Assessing Risk Appetite Helps Organizations Stay on Course
Having a plan in place for identifying, avoiding, mitigating, or balancing risks is crucial to an organization’s success. But the process of harnessing this amorphous intelligence to create a plan of action often leaves credit unions scratching their heads. Where to start? Experts at Rochdale Paragon Group suggest starting with a risk appetite assessment survey. Risk appetite assessment surveys are designed to dig into the inner workings of the organization to determine what levels of risk are not only acceptable but also comfortable for those in charge of running the operation. When leaders are out of alignment in this one area, the organization often experiences tension as managers in different departments make decisions based on individual personalities and levels of comfort – decisions that conflict with those being made by others or fly in direct opposition to the goals of the organization. Risk assessment surveys help credit unions get their arms around this issue by querying those individuals directly involved in the decision-making process to discover the amount of risk they’re comfortable in taking on to accomplish the credit union’s strategic goals.
Risk appetite assessment surveys also help the board and management align on the credit union’s willingness to assume different types of risk. Good governance requires that the board and management find consensus, and seeing how executives and board members align with respect to risk appetite is valuable intelligence for any organization. The key word is consensus – it’s not necessary that every member of the board or management team has the same view regarding risk; different perspectives are valuable, and group-think makes for weak teams. What’s important is that, at the end of the process, both groups are able to reach consensus, and the outliers don’t try to re-litigate the process at a later time.
A Balancing Act
Once risk appetite is determined, the credit union can disseminate this information throughout the organization, providing managers with “curbs” that essentially guide the way for better decision making and helping organizations stay within the lines on the road to success. Financial and strategic goals and performance can now be measured against risk appetite statements and risktolerance metrics to see where adjustments need to be made. The more aggressive the goals of the organization, the more likely the probability of higher associated risk. This leads to a risk balancing strategy. Similar to Alex’s climb, risks and rewards within a credit union must be weighed and balanced out to achieve the desired outcome.

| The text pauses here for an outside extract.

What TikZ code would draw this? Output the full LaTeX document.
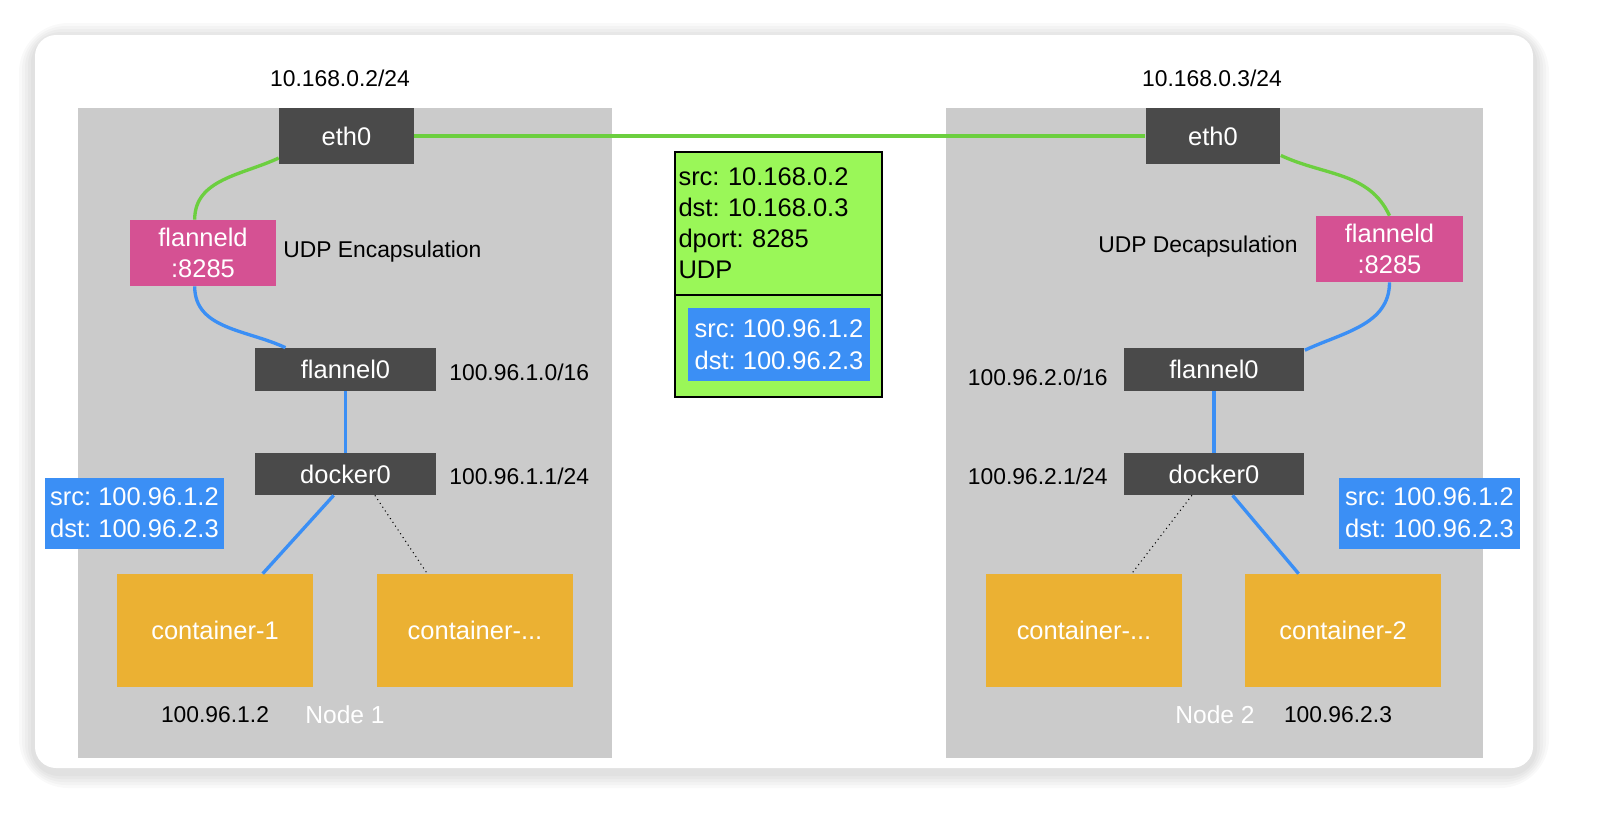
\documentclass[tikz,border=0pt]{standalone}
\usepackage{fontspec}
\setmainfont{Liberation Sans}
\frenchspacing
\definecolor{panelgray}{HTML}{CBCBCB}
\definecolor{devgray}{HTML}{4A4A4A}
\definecolor{fldpink}{HTML}{D55193}
\definecolor{ctrorange}{HTML}{EBB133}
\definecolor{pktblue}{HTML}{3B8FF5}
\definecolor{lnkgreen}{HTML}{6CCF3F}
\definecolor{hdrgreen}{HTML}{9AF758}
\tikzset{%
    dev/.style={rectangle,fill=devgray,text=white,font=\fontsize{14.5}{17}\selectfont,
        minimum width=3.62cm,minimum height=0.86cm,inner sep=0pt},
    fld/.style={rectangle,fill=fldpink,text=white,font=\fontsize{14.5}{17.5}\selectfont,
        align=center,minimum width=2.92cm,minimum height=1.32cm,inner sep=0pt},
    ctr/.style={rectangle,fill=ctrorange,text=white,font=\fontsize{14.5}{17}\selectfont,
        minimum width=3.92cm,minimum height=2.26cm,inner sep=0pt},
    pkt/.style={rectangle,fill=pktblue,text=white,font=\fontsize{14.5}{18}\selectfont,
        align=left,minimum width=3.6cm,minimum height=1.42cm,inner sep=0pt},
    lbl/.style={font=\fontsize{13}{15}\selectfont,inner sep=0pt},
    lnk/.style={line width=1.9pt,draw=lnkgreen},
    tun/.style={line width=1.9pt,draw=pktblue},
    dots/.style={line width=0.6pt,dotted}
}

\begin{document}
\begin{tikzpicture}[x=0.02cm,y=-0.02cm]
    \useasboundingbox (0,0) rectangle (1610,826);
    \fill[white] (0,0) rectangle (1610,826);
    % soft shadow of the card
    \foreach \s in {16,13,10,7,4}
        \fill[black,opacity=0.025,rounded corners=12+\s] (35-\s,35-\s+4) rectangle (1533+\s,768+\s+4);
    \fill[white,rounded corners=12] (35,35) rectangle (1533,768);
    % hosts
    \fill[panelgray] (78,108) rectangle (612,758);
    \fill[panelgray] (946,108) rectangle (1483,758);
    % node 1
    \node[dev,minimum width=2.7cm,minimum height=1.12cm] (eth0L) at (346.5,136) {eth0};
    \node[fld] (fldL) at (203,253) {flanneld\\:8285};
    \node[dev] (fl0L) at (345.5,369.5) {flannel0};
    \node[dev,minimum height=0.84cm] (dk0L) at (345.5,474) {docker0};
    \node[ctr] (c1) at (215,630.5) {container-1};
    \node[ctr] (cxL) at (475,630.5) {container-...};
    \node[pkt,minimum width=3.58cm] (pktL) at (134.5,513) {src: 100.96.1.2\\dst: 100.96.2.3};
    \node[lbl] (ipL) at (340,78) {10.168.0.2/24};
    \node[lbl,anchor=west] (encap) at (283,252) {UDP Encapsulation};
    \node[lbl,anchor=west] (netL) at (449,372) {100.96.1.0/16};
    \node[lbl,anchor=west] (brL) at (449,476) {100.96.1.1/24};
    \node[lbl] (c1ip) at (215,715) {100.96.1.2};
    \node[lbl,text=white,font=\fontsize{14}{16}\selectfont] (host1) at (345,715) {Node 1};
    % node 2
    \node[dev,minimum width=2.7cm,minimum height=1.12cm] (eth0R) at (1213,136) {eth0};
    \node[fld,minimum width=2.94cm] (fldR) at (1389.5,249) {flanneld\\:8285};
    \node[dev] (fl0R) at (1214,369.5) {flannel0};
    \node[dev,minimum height=0.84cm] (dk0R) at (1214,474) {docker0};
    \node[ctr] (cxR) at (1084,630.5) {container-...};
    \node[ctr] (c2) at (1343,630.5) {container-2};
    \node[pkt,minimum width=3.62cm] (pktR) at (1429.5,513) {src: 100.96.1.2\\dst: 100.96.2.3};
    \node[lbl] (ipR) at (1212,78) {10.168.0.3/24};
    \node[lbl,anchor=east] (decap) at (1298,247) {UDP Decapsulation};
    \node[lbl,anchor=east] (netR) at (1108,377) {100.96.2.0/16};
    \node[lbl,anchor=east] (brR) at (1108,476) {100.96.2.1/24};
    \node[lbl] (c2ip) at (1338,715) {100.96.2.3};
    \node[lbl,text=white,font=\fontsize{14}{16}\selectfont] (host2) at (1215,715) {Node 2};
    % packet on the wire
    \node[draw=black,line width=0.8pt,fill=hdrgreen,minimum width=4.14cm,minimum height=2.86cm,
        inner xsep=2pt,inner ysep=0pt,text width=4.0cm,align=left,font=\fontsize{14.5}{17.6}\selectfont]
        (outer) at (778.5,223.5) {src: 10.168.0.2\\dst: 10.168.0.3\\dport: 8285\\UDP};
    \node[draw=black,line width=0.8pt,fill=hdrgreen,minimum width=4.14cm,minimum height=2.04cm,inner sep=0pt]
        (inner) at (778.5,346) {};
    \node[pkt,minimum width=3.64cm,minimum height=1.46cm] (pktM) at (779,344.5) {src: 100.96.1.2\\dst: 100.96.2.3};
    % links
    \draw[lnk,line width=2.3pt] (eth0L.east) -- (eth0R.west);
    \draw[lnk] (eth0L.198) to[out=205,in=90] (fldL.104);
    \draw[tun] (fldL.256) to[out=-90,in=155] (fl0L.160);
    \draw[tun] (fl0L.south) -- (dk0L.north);
    \draw[tun] (dk0L.241) -- (c1.50);
    \draw[dots] (dk0L.-36) -- (cxL.130);
    \draw[lnk] (eth0R.-16) to[out=-25,in=115] (fldR.north);
    \draw[tun] (fldR.south) to[out=-90,in=25] (fl0R.12);
    \draw[tun] (fl0R.south) -- (dk0R.north);
    \draw[tun] (dk0R.-49) -- (c2.128);
    \draw[dots] (dk0R.224) -- (cxR.50);
\end{tikzpicture}
\end{document}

Assessing Risk Opens New Possibilities
Let’s look at an example. A credit union with a below-average charge-off ratio is looking to grow revenues more aggressively. In the past, this credit union has played it safe by focusing efforts on maintaining the current rate of charge-offs; and it has ignored its members’ needs for additional lending due to the added risk involved in expanding loan services. Assessing risk appetite in this scenario is particularly useful because it brings to light the current acceptance of risk within both the management and the board. It may turn out that neither group is as risk-averse as was previously thought, meaning that this organization may be operating well below acceptable risk tolerance levels, thereby unnecessarily leaving money on the table. In this scenario, the credit union may want to implement a strategy of setting upper and lower risk tolerance levels for charge-offs. While this strategy comes with greater risk, it’s also balanced against the organization’s true risk appetite, which allows the institution to grow and better serve its members while still maintaining a safe distance from identified risks.
Assessing Risk Also Confirms that You’re on Track
Going through the process of determining your organization’s appetite for risk may yield other results. It may well confirm that your organization is moving in the right direction.
Knowing this gives management, the board, and the supervisory committee confidence that the credit union is being managed responsibly and without undue risk. An example might be a credit union that wants to validate that their current stance on liquidity is appropriate. Comparing the liquidity management strategy to results from a risk appetite assessment survey highlights any gaps in comfort levels that may exist. If it turns out that the organization’s position on liquidity marries up with its appetite for liquidity risk, everyone involved has confidence that the credit union is on the right track.
Know Where You Stand
Risk appetite assessments provide a wealth of information to help guide your organization to success. Aligning known or perceived risks with risk appetite levels highlights opportunities to make changes that might otherwise be missed – changes which may contribute to a stronger organization. Without this insight, organizations may languish. Conversely, the comparison of current practices with survey results may point out areas where you’re set for success. Just as Alex Honnold took time to assess the risks inherent in climbing El Capitan before setting foot on the rock, credit unions should also take time to evaluate the risks associated with their own ascent. The life of the organization depends on it.